Friday, January 08, 2010

checking out the neighborhood



this enormous sculpture stands at the end of the road which leads away from one of the farms we're looking at. i made husband stop so i could snap a few pictures with the zoom lens from a distance. it stands in all its strangeness on a little hill, with a small shack beside it. i didn't realize it 'til i got the photos home on the computer, but if you look closely down in front just outside that rope that's fencing off the sculpture, there are many little plastic dolls arranged in strange ceremonial homage in the grass.

and just as i was wondering what on earth it was all about, i opened my local newspaper and there was a story about the place. it was done twenty some years ago by an artist named edwin westergren. a swede by birth, he was adopted or at least raised by a family in denmark and ended up on a farm near the large sculpture, making his art. his sons live on the place now, among the now rather overgrown remnants of his sculpture. one son, who looks to be an older man himself from the pictures in the paper, goes around to kindergartens with his soulmate (his words), spreading the joy of native american music to children. as one does if one is an older danish man from the quiet side of the fjord.

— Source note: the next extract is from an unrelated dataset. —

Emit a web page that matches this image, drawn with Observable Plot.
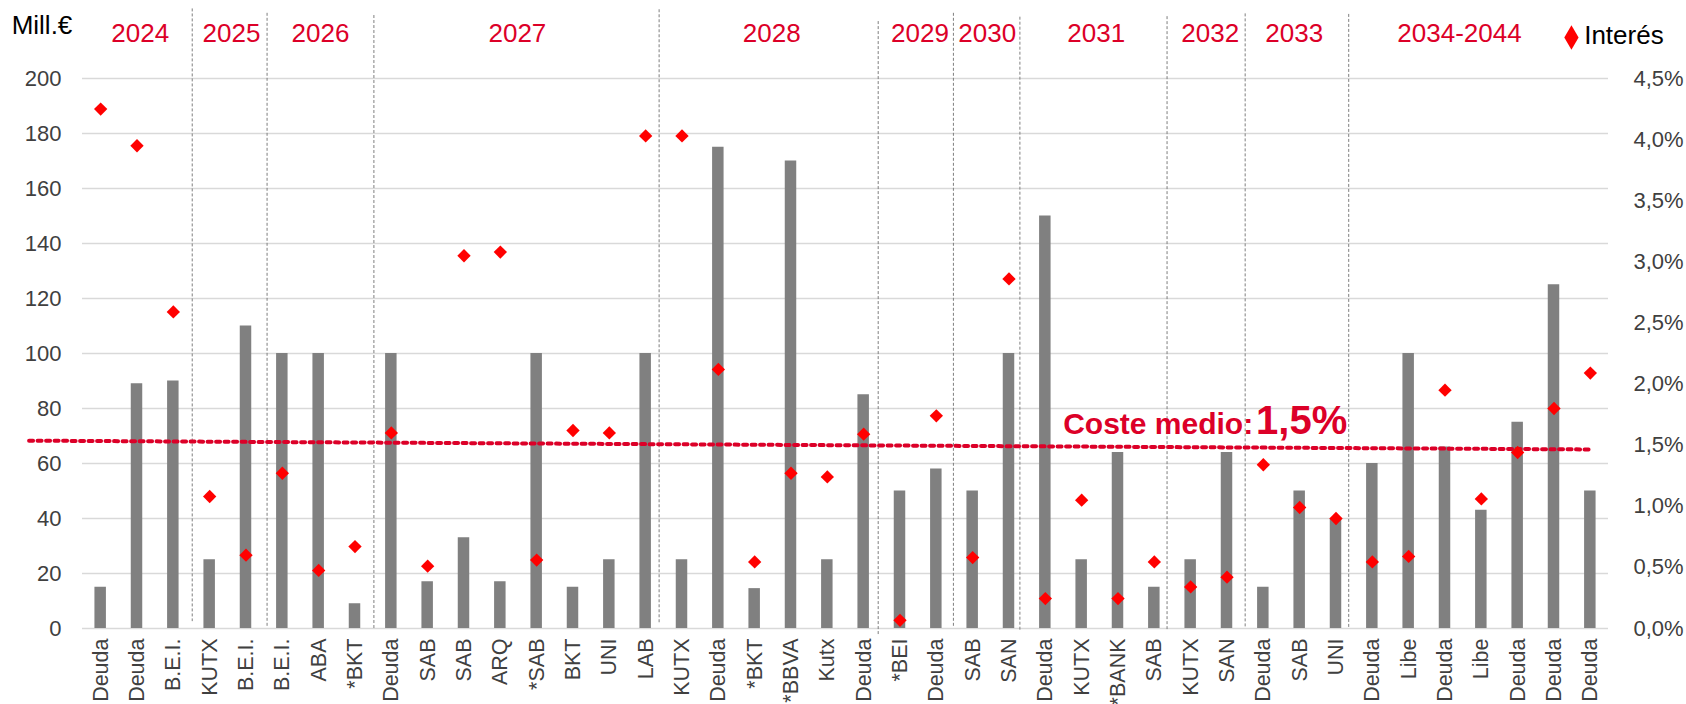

it appears we could be moving to an interesting and rather colorful neighborhood. we're taking our favorite polish carpenter (who we would still like to adopt) with us to look at it this weekend, so we're getting closer. we'll just have to hope those people looking at our house this weekend appreciate the new, clean, white, no longer red or artistically balkan, pristine hallway (don't worry, it'll be done by the time they come on sunday). we did leave the maps on the ceiling. we have to have something that's us in this place, we do, after all, live here.

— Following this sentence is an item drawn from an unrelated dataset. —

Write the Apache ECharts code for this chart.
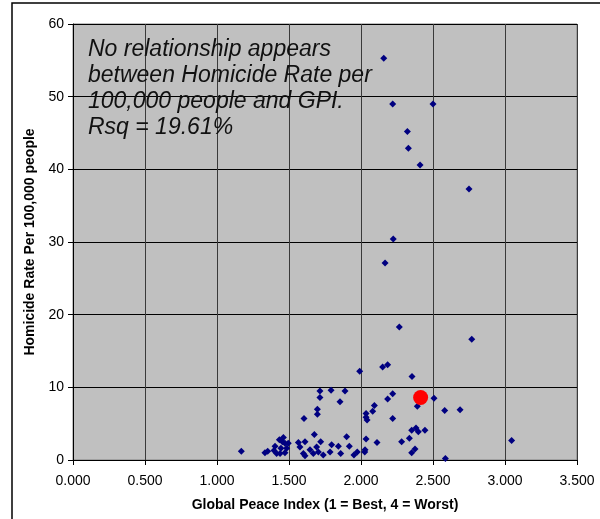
<!DOCTYPE html>
<html>
<head>
<meta charset="utf-8">
<script src="https://cdn.jsdelivr.net/npm/echarts@6/dist/echarts.min.js"></script>
<style>
html,body{margin:0;padding:0;background:#fff;}
#chart{width:600px;height:519px;}
</style>
</head>
<body>
<div id="chart"></div>
<script>
// Global Peace Index (x) vs Homicide rate per 100,000 (y)
const gpiValues = [
  2.158,2.220,2.500,2.322,2.329,2.410,2.750,2.224,2.167,2.266,2.769,1.991,2.150,2.185,2.354,
  1.715,1.792,1.889,1.715,1.854,2.220,2.185,2.093,2.081,2.035,2.035,2.042,1.697,1.697,1.604,2.220,2.507,2.391,2.581,2.688,
  1.676,1.900,2.035,2.111,2.352,2.382,2.398,2.444,2.336,2.282,3.046,2.352,2.375,2.586,1.169,
  1.333,1.352,1.403,1.396,1.414,1.438,1.444,1.454,1.461,1.433,1.472,1.495,1.484,1.472,
  1.565,1.576,1.611,1.600,1.611,1.720,1.692,1.646,1.669,1.704,1.738,1.796,1.785,1.843,1.859,1.919,1.974,1.951,2.028,2.026
];
const homicideValues = [
  55.3,49.0,49.0,45.2,42.9,40.6,37.3,30.4,27.1,18.3,16.6,12.2,12.8,13.1,11.5,
  9.5,9.6,9.5,8.6,8.0,9.1,8.4,7.5,6.7,6.4,5.9,5.5,7.0,6.3,5.7,5.7,8.5,7.4,6.8,6.9,
  3.5,3.2,2.9,2.4,4.1,4.4,3.9,4.1,3.0,2.5,2.7,1.0,1.5,0.2,1.2,
  1.0,1.2,1.9,1.3,0.9,0.9,1.6,2.5,3.1,2.8,2.3,2.3,1.6,1.0,
  2.4,1.8,2.5,0.9,0.6,2.5,1.8,1.4,0.9,1.1,0.7,2.1,1.1,1.9,0.9,1.9,1.1,0.7,1.4,1.1
];
const highlightGpi = [2.414];
const highlightHomicide = [8.6];
const annotationLines = [
  'No relationship appears',
  'between Homicide Rate per',
  '100,000 people and GPI.',
  'Rsq = 19.61%'
];
const xTitle = 'Global Peace Index (1 = Best, 4 = Worst)';
const yTitle = 'Homicide Rate Per 100,000 people';

const mainData = gpiValues.map((x, i) => [x, homicideValues[i]]);
const redData = highlightGpi.map((x, i) => [x, highlightHomicide[i]]);

const chart = echarts.init(document.getElementById('chart'), null, {renderer: 'canvas'});
const font = 'Liberation Sans, Arial, sans-serif';
chart.setOption({
  animation: false,
  backgroundColor: '#fff',
  grid: {left: 73, top: 24, right: 23, bottom: 59, containLabel: false, outerBoundsMode: 'none',
         show: true, backgroundColor: '#C0C0C0', borderColor: '#808080', borderWidth: 1},
  xAxis: {
    type: 'value', min: 0, max: 3.5, interval: 0.5,
    name: xTitle, nameLocation: 'middle', nameGap: 38,
    nameTextStyle: {fontFamily: font, fontSize: 14, fontWeight: 'bold', color: '#000'},
    axisLine: {show: true, onZero: false, lineStyle: {color: '#000', width: 1}},
    axisTick: {show: true, length: 5, lineStyle: {color: '#000'}},
    axisLabel: {fontFamily: font, fontSize: 14, color: '#000', margin: 14, formatter: v => v.toFixed(3)},
    splitLine: {show: true, lineStyle: {color: '#3a3a3a', width: 1}}
  },
  yAxis: {
    type: 'value', min: 0, max: 60, interval: 10,
    name: yTitle, nameLocation: 'middle', nameGap: 31,
    nameTextStyle: {fontFamily: font, fontSize: 14, fontWeight: 'bold', color: '#000'},
    axisLine: {show: true, onZero: false, lineStyle: {color: '#000', width: 1}},
    axisTick: {show: true, length: 5, lineStyle: {color: '#000'}},
    axisLabel: {fontFamily: font, fontSize: 14, color: '#000', margin: 9},
    splitLine: {show: true, lineStyle: {color: '#000', width: 1}}
  },
  series: [
    {type: 'scatter', data: mainData, symbol: 'diamond', symbolSize: 7,
     itemStyle: {color: '#000080', opacity: 1}},
    {type: 'scatter', data: redData, symbol: 'circle', symbolSize: 15,
     itemStyle: {color: '#FF0000', opacity: 1}, z: 3}
  ],
  graphic: [
    {type: 'rect', shape: {x: 12, y: 3, width: 620, height: 540},
     style: {fill: 'none', stroke: '#000', lineWidth: 1.5}, silent: true, z: 100},
    {type: 'text', x: 88, y: 37, z: 100,
     style: {text: annotationLines.join('\n'), font: 'italic 23px Liberation Sans, Arial, sans-serif',
             fill: '#111', lineHeight: 26}}
  ]
});
</script>
</body>
</html>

back later with my first week of calendar art journaling and how it's going on that simplicity project. and do be sure to check out the blog camp 365 pool on flickr. it's going very well! and it's not too late for you to join in!

9 comments:

sas said...

i dream of one day owning a house with a downstairs bathroom that i will wallpaper in maps.

Dave King said...

What a marvelous photograph of an equally marvelous sculpture. I would so not have liked to miss it.

will said...

About the sculpture ... where's the "Do not Climb on" or "Do Not Touch" signs? Here we have to have warning signs or labels on just about everything. And if that rope is meant to keep people at a distance that too doesn't pass muster. An 8 ft. high chain link fence is what would happen here.

Other than that the sculpture is kinda neat.

Sorry the arty corner is gone - seems you too have people w/no imagination. (Warning sign optional.)

Unknown said...

I've adored your house from afar for so long but I just know that your new home will fit the new, evolved you so much better. I wish you happy dreaming as you ponder your new home. : )

Char said...

maps on the ceiling? swoon

dogimo said...

I have to say, it's a striking sculpture. It makes me wonder what it is in monuments that awes us.

I don't think it's great age, necessarily. Nor is it the mysteriousness of the motive in putting it up. A huge and impressive monument is its own justification. If you could ask one of the dudes who put up Stonehenge why they went to the trouble, I bet he'd be a bit hurt, a bit defensive: "You mean, you don't think it's cool?"

I would like to see some public and unmysterious group of people today, put up a circle of giant stone monoliths on some hill.

We could just as easily wonder "what made them do it?"

paris parfait said...

Love that sculpture and the maps on the ceiling!

Teri and her Stylish Adventure Cats said...

Amazing sculpture! One of the joys remembered from our trip to Cornwall was coming upon stone circles 'in the middle of nowhere'. And how fun to read the article right after taking your photos!

Bee said...

Do the figures in the sculpture seem to be beckoning to you?